A todas as Barbies Estranhas
Nosso mercado ainda está engatinhando no que diz respeito à representação não normativa de gênero
Nosso mercado ainda está engatinhando no que diz respeito à representação não normativa de gênero
Esse não é mais um texto sobre a Barbie.
É um texto que usa um tema que todo mundo está falando para falar sobre um assunto que ninguém parece querer ver: o enorme atraso da discussão interseccional de gênero.
Os anos passam, grupos surgem, premiações crescem, mas a verdade é que ainda estamos engatinhando na representação não normativa de gênero. Nada contra os vestidos, saltos altos e cabelos longos, mas cadê as outras possibilidades de ser mulher? Eu sei, estamos evoluindo. Mas me incomoda dizer que hoje, agosto de 2023, ainda não tenho NENHUMA referência que seja, ao mesmo tempo, mulher, negra e lésbica desfem (que foge à norma da feminilidade) no mercado de comunicação. É como se elas simplesmente não existissem. Ou como se fossem Barbies Estranhas demais para viverem em volume em meio às outras Barbies.
Se você não sabe do que estou falando, um parêntese: a Barbie Estranha é uma personagem do filme que foge ao padrão por ter marcas no rosto, cabelo curto e colorido. Por ser tão diferente das demais, ela vive isolada – e olha que, no caso dela, ainda estamos falando de uma personagem branca, loira e de vestido rosa.
Voltando à realidade, o incômodo de me sentir um pouco Barbie Estranha com a roupa “masculina” que uso, com meu cabelo curto e minha não feminilidade na maioria dos eventos sobre gênero que frequento, não é um sentimento exclusivamente meu. Nem apenas ligado aos recortes identitários que eu represento, infelizmente. Talvez você também sinta ou conheça alguém que se sente “Estranha” nesses espaços. Eu mesma já escutei desabafos de amizades trans, não bináries e 50+, só pra citar alguns exemplos.
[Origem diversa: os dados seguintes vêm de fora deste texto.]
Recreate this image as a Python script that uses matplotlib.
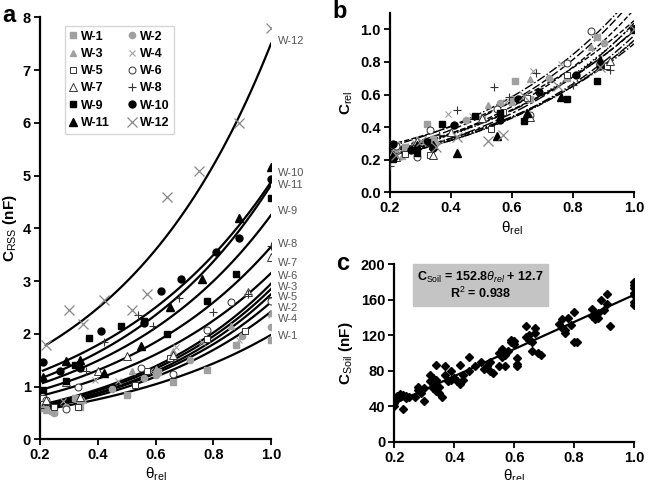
import numpy as np
import matplotlib.pyplot as plt

plt.rcParams['font.family'] = ['Liberation Sans', 'DejaVu Sans']
plt.rcParams['mathtext.fontset'] = 'custom'
plt.rcParams['mathtext.rm'] = 'Liberation Sans'
plt.rcParams['mathtext.it'] = 'Liberation Sans:italic'
plt.rcParams['mathtext.bf'] = 'Liberation Sans:bold'

# ---------------- data: panel a (C_RSS per well) ----------------
wells = ['W-1', 'W-2', 'W-3', 'W-4', 'W-5', 'W-6',
         'W-7', 'W-8', 'W-9', 'W-10', 'W-11', 'W-12']

theta_w1 = [0.22, 0.25, 0.32, 0.34, 0.50, 0.61, 0.66, 0.78, 0.88, 1.0]
c_w1 = [0.55, 0.52, 0.79, 0.61, 0.84, 1.28, 1.08, 1.32, 1.79, 1.88]
theta_w2 = [0.22, 0.25, 0.29, 0.34, 0.45, 0.56, 0.60, 0.72, 0.90, 1.0]
c_w2 = [0.58, 0.50, 0.62, 0.70, 0.95, 1.17, 1.22, 1.50, 1.95, 2.13]
theta_w3 = [0.21, 0.24, 0.35, 0.52, 0.60, 0.66, 0.86, 1.0]
c_w3 = [0.60, 0.53, 0.75, 1.29, 1.33, 1.67, 2.14, 2.40]
theta_w4 = [0.22, 0.28, 0.39, 0.47, 0.58, 0.67, 0.76, 0.89, 1.0]
c_w4 = [0.60, 0.72, 1.13, 1.10, 1.30, 1.75, 1.85, 1.88, 2.35]
theta_w5 = [0.21, 0.25, 0.33, 0.53, 0.57, 0.65, 0.78, 0.91, 1.0]
c_w5 = [0.78, 0.62, 0.61, 1.03, 1.30, 1.54, 1.90, 2.05, 2.65]
theta_w6 = [0.22, 0.29, 0.33, 0.55, 0.66, 0.78, 0.86, 1.0]
c_w6 = [0.75, 0.57, 1.00, 1.35, 1.24, 2.08, 2.60, 2.63]
theta_w7 = [0.22, 0.29, 0.34, 0.40, 0.50, 0.66, 0.92, 1.0]
c_w7 = [0.75, 1.08, 0.80, 1.29, 1.58, 1.60, 2.79, 3.46]
theta_w8 = [0.20, 0.36, 0.42, 0.54, 0.59, 0.68, 0.80, 0.92, 1.0]
c_w8 = [0.59, 1.30, 1.85, 2.36, 2.15, 2.68, 2.41, 2.75, 3.67]
theta_w9 = [0.21, 0.29, 0.32, 0.37, 0.48, 0.56, 0.64, 0.78, 0.88, 1.0]
c_w9 = [0.94, 1.11, 1.41, 1.92, 2.14, 2.24, 2.00, 2.62, 3.14, 4.58]
theta_w10 = [0.21, 0.27, 0.34, 0.41, 0.56, 0.62, 0.69, 0.81, 0.89, 1.0]
c_w10 = [1.46, 1.29, 1.35, 2.05, 2.20, 2.82, 3.03, 3.55, 3.82, 4.93]
theta_w11 = [0.21, 0.29, 0.34, 0.42, 0.55, 0.65, 0.76, 0.89, 1.0]
c_w11 = [1.19, 1.49, 1.50, 1.25, 1.77, 2.51, 3.03, 4.19, 5.17]
theta_w12 = [0.22, 0.30, 0.35, 0.42, 0.52, 0.57, 0.64, 0.75, 0.89, 1.0]
c_w12 = [1.79, 2.46, 2.19, 2.65, 2.46, 2.76, 4.60, 5.08, 5.99, 7.80]

thetas = [theta_w1, theta_w2, theta_w3, theta_w4, theta_w5, theta_w6,
          theta_w7, theta_w8, theta_w9, theta_w10, theta_w11, theta_w12]
caps = [c_w1, c_w2, c_w3, c_w4, c_w5, c_w6,
        c_w7, c_w8, c_w9, c_w10, c_w11, c_w12]

# exponential trendlines, read as fitted value at theta=0.2 and theta=1.0
trend_start = [0.55, 0.60, 0.63, 0.58, 0.60, 0.65, 0.82, 0.93, 1.05, 1.28, 1.15, 1.72]
trend_end = [1.98, 2.60, 2.85, 2.42, 2.75, 2.95, 3.15, 3.65, 4.25, 4.88, 4.82, 7.50]

# ---------------- data: panel c (C_Soil) ----------------
theta_soil = [0.20, 0.20, 0.21, 0.21, 0.22, 0.22, 0.23, 0.23, 0.24, 0.24, 0.25,
              0.27, 0.28, 0.28, 0.29, 0.30, 0.30,
              0.32, 0.32, 0.33, 0.33, 0.34, 0.34, 0.34, 0.35, 0.35, 0.36, 0.33,
              0.37, 0.37, 0.38, 0.39, 0.39, 0.40, 0.41, 0.42, 0.42, 0.43, 0.43,
              0.45, 0.45, 0.47, 0.49, 0.50, 0.51, 0.52, 0.52, 0.53,
              0.55, 0.55, 0.56, 0.56, 0.57, 0.57, 0.58, 0.59, 0.59, 0.60, 0.60, 0.61, 0.61, 0.61,
              0.64, 0.64, 0.65, 0.65, 0.66, 0.66, 0.67, 0.67, 0.68, 0.69,
              0.75, 0.76, 0.76, 0.77, 0.77, 0.78, 0.79, 0.80, 0.80, 0.81,
              0.86, 0.86, 0.87, 0.88, 0.88, 0.89, 0.90, 0.91, 0.91, 0.92,
              1.0, 1.0, 1.0, 1.0, 1.0, 1.0, 1.0]
c_soil = [40, 44, 48, 52, 50, 54, 53, 37, 51, 49, 50,
          50, 62, 58, 55, 46, 60,
          75, 68, 72, 65, 87, 70, 57, 55, 62, 50, 60,
          85, 75, 68, 80, 70, 72, 68, 86, 65, 70, 75,
          96, 80, 85, 90, 82, 85, 90, 80, 78,
          100, 85, 105, 95, 98, 85, 102, 112, 115, 113, 110, 94, 85, 88,
          130, 118, 115, 120, 112, 102, 128, 122, 100, 98,
          133, 138, 128, 122, 126, 140, 132, 112, 146, 112,
          150, 142, 138, 145, 140, 160, 148, 167, 155, 130,
          180, 177, 173, 168, 165, 157, 154]
soil_slope = 152.8
soil_intercept = 12.7
soil_r2 = 0.938

# ---------------- styles ----------------
grey = '#a0a0a0'
mk = [dict(marker='s', mfc=grey, mec=grey, ms=4.5),
      dict(marker='o', mfc=grey, mec=grey, ms=4.5),
      dict(marker='^', mfc=grey, mec=grey, ms=5),
      dict(marker='x', mfc=grey, mec=grey, ms=4.5, mew=0.8),
      dict(marker='s', mfc='white', mec='#333333', ms=5, mew=0.7),
      dict(marker='o', mfc='white', mec='#333333', ms=5, mew=0.7),
      dict(marker='^', mfc='white', mec='#333333', ms=5.5, mew=0.7),
      dict(marker='+', mfc='#333333', mec='#333333', ms=6, mew=0.8),
      dict(marker='s', mfc='black', mec='black', ms=5),
      dict(marker='o', mfc='black', mec='black', ms=5),
      dict(marker='^', mfc='black', mec='black', ms=5.5),
      dict(marker='x', mfc='#888888', mec='#888888', ms=6.5, mew=0.9)]
b_styles = ['--', '-.', (0, (6, 2)), ':', (0, (8, 2, 2, 2)), '--',
            '-.', (0, (10, 3)), ':', '--', (0, (5, 1, 1, 1)), '-.']
label_y = [1.96, 2.48, 2.89, 2.29, 2.69, 3.09, 3.34, 3.71, 4.32, 5.04, 4.83, 7.56]

tick_kw = dict(direction='out', length=4, width=1.3, labelsize=10.5, pad=2.5)

fig = plt.figure(figsize=(6.53, 4.80), dpi=100)
ax_a = fig.add_axes([40 / 653, 1 - 439.3 / 480, 231 / 653, 422 / 480])
ax_b = fig.add_axes([390 / 653, 1 - 192.3 / 480, 244 / 653, 179.3 / 480])
ax_c = fig.add_axes([394.3 / 653, 1 - 441.7 / 480, 239.7 / 653, 177.4 / 480])

for ax in (ax_a, ax_b, ax_c):
    for s in ('top', 'right'):
        ax.spines[s].set_visible(False)
    for s in ('left', 'bottom'):
        ax.spines[s].set_linewidth(1.6)
    ax.tick_params(**tick_kw)
    ax.set_xlim(0.2, 1.0)
    ax.set_xticks([0.2, 0.4, 0.6, 0.8, 1.0])
    ax.set_xticklabels(['0.2', '0.4', '0.6', '0.8', '1.0'], fontweight='bold')

# ---------------- panel a ----------------
for i in range(12):
    t = np.array(thetas[i])
    tt = np.linspace(t.min(), 1.0, 100)
    fit = trend_start[i] * (trend_end[i] / trend_start[i]) ** ((tt - 0.2) / 0.8)
    ax_a.plot(tt, fit, color='black', lw=1.6, zorder=2)
    ax_a.plot(thetas[i], caps[i], ls='none', label=wells[i], zorder=3, **mk[i])
    ax_a.text(1.025, label_y[i], wells[i], color='#555555', fontsize=8,
              va='center', ha='left', clip_on=False)
ax_a.set_ylim(0, 8)
ax_a.set_yticks(range(9))
ax_a.set_yticklabels([str(v) for v in range(9)], fontweight='bold')
ax_a.set_ylabel(r'C$_\mathrm{RSS}$ (nF)', fontsize=11, fontweight='bold', labelpad=3)
ax_a.set_xlabel(r'θ$_\mathrm{rel}$', fontsize=11, labelpad=2)
handles, labels = ax_a.get_legend_handles_labels()
order = [0, 2, 4, 6, 8, 10, 1, 3, 5, 7, 9, 11]
leg = ax_a.legend([handles[k] for k in order], [labels[k] for k in order],
                  ncol=2, loc='upper left', bbox_to_anchor=(0.08, 0.995),
                  frameon=True, fancybox=False, edgecolor='#cccccc',
                  handlelength=0.6, handletextpad=0.3, columnspacing=1.5,
                  labelspacing=0.42, borderpad=0.4,
                  prop={'weight': 'bold', 'size': 9})

# ---------------- panel b ----------------
for i in range(12):
    t = np.array(thetas[i])
    ref = caps[i][-1]
    tt = np.linspace(0.2, 1.0, 100)
    fit = trend_start[i] * (trend_end[i] / trend_start[i]) ** ((tt - 0.2) / 0.8)
    ax_b.plot(tt, fit / ref, color='black', lw=1.0, ls=b_styles[i], zorder=2)
    ax_b.plot(t, np.array(caps[i]) / ref, ls='none', zorder=3, **mk[i])
ax_b.set_ylim(0, 1.1)
ax_b.set_yticks([0.0, 0.2, 0.4, 0.6, 0.8, 1.0])
ax_b.set_yticklabels(['0.0', '0.2', '0.4', '0.6', '0.8', '1.0'], fontweight='bold')
ax_b.set_ylabel(r'C$_\mathrm{rel}$', fontsize=11, fontweight='bold', labelpad=4)
ax_b.set_xlabel(r'θ$_\mathrm{rel}$', fontsize=11, labelpad=3)

# ---------------- panel c ----------------
ax_c.plot(theta_soil, c_soil, ls='none', marker='D', color='black', ms=4, zorder=3)
tl = np.array([0.2, 1.0])
ax_c.plot(tl, soil_slope * tl + soil_intercept, color='black', lw=1.6, zorder=2)
ax_c.set_ylim(0, 200)
ax_c.set_yticks([0, 40, 80, 120, 160, 200])
ax_c.set_yticklabels(['0', '40', '80', '120', '160', '200'], fontweight='bold')
ax_c.set_ylabel(r'C$_\mathrm{Soil}$ (nF)', fontsize=11, fontweight='bold', labelpad=4)
ax_c.set_xlabel(r'θ$_\mathrm{rel}$', fontsize=11, labelpad=2)
ax_c.text(0.36, 0.88,
          r'C$_\mathrm{Soil}$ = %.1f$\it{θ}_{rel}$ + %.1f' % (soil_slope, soil_intercept)
          + '\n' + r'R$^2$ = %.3f' % soil_r2,
          transform=ax_c.transAxes, ha='center', va='center', fontsize=9,
          fontweight='bold', linespacing=1.1,
          bbox=dict(boxstyle='square,pad=0.35', fc='#c4c4c4', ec='#c4c4c4'))

# panel letters
fig.text(2 / 653, 1 - 16 / 480, 'a', fontsize=17, fontweight='bold', va='center')
fig.text(332 / 653, 1 - 11 / 480, 'b', fontsize=17, fontweight='bold', va='center')
fig.text(336 / 653, 1 - 264 / 480, 'c', fontsize=17, fontweight='bold', va='center')

fig.savefig('out.png', dpi=100)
E essa sensação de exclusão também está presente nas universidades. Em uma aula que dei em parceria com a ONU Mulheres para universitárias de Recife que pensam em trilhar carreiras criativas na comunicação, me fizeram uma pergunta: como acreditar que você pode realmente ocupar um espaço quando não há referências lá? A pergunta delas se refere a lideranças de comunicação que sejam mulheres, indígenas, nordestinas e LGBT+. Em alguns casos, os quatro ao mesmo tempo.
A verdade é que, para Barbies Estranhas, que fogem à norma do mercado, dificilmente existe uma referência completa, que represente ao mesmo tempo tudo o que somos. E esse é um erro do mercado, não nosso. Mas, sem referências, pode ser difícil medir a autoestima e acreditar que há um caminho possível a seguir. Por isso, Barbies Estranhas, esse texto é pra vocês.
Vocês são potência. Mas quando o cansaço bater – e ele vai – lembrem que podemos nos sentir menos sozinhas buscando referências de uma forma mais ampla, como se ela fosse uma matriz com dois eixos (imagine uma cruz): no eixo horizontal estão nossos iguais. Por mais que não representem a totalidade de quem somos, estão passando por desafios próximos, independentemente do cargo que ocupam ou área em que trabalham. Eles são nossa fonte de acolhimento, de troca, de pertencimento. Na parte vertical superior está a referência que você precisa enxergar, olhando pra cima, aquela que te faz achar possível, que te serve de exemplo como liderança. Essa é a referência que vocês talvez não tenham. Nesse caso, podemos aprender com os fragmentos delas: pessoas que não nos representam em sua totalidade, mas que representam parte de nossa identidade e que têm conseguido hackear o jogo. Elas podem ser nossas maiores aliadas, conversem com elas. Já na parte vertical inferior estão todas as pessoas que se espelham em vocês. À medida que você sobe, você se torna a referência que elas nunca tiveram e isso pode ser o combustível que às vezes você vai precisar para continuar: ser a referência que você não teve.
E se, ainda assim, ficar difícil acreditar em você – afinal, meritocracia não existe e sabemos disso na prática – me permitam dar um quase spoiler sobre o filme e um recado ao mercado e a todas as Barbies e Kens “não estranhos” que estão lendo este texto: em um determinado ponto da história, as Barbies precisam de ajuda e recorrem à Barbie Estranha para terem um novo ponto de vista e encontrarem uma solução. A Barbie Estranha, que nem era a protagonista, definitivamente é quem salva a história – e rouba a cena. Imagina só o que seria da Barbieland sem ela?
Difícil imaginar, né?
Que também seja difícil imaginar a ausência delas em nossos eventos e em nossas empresas.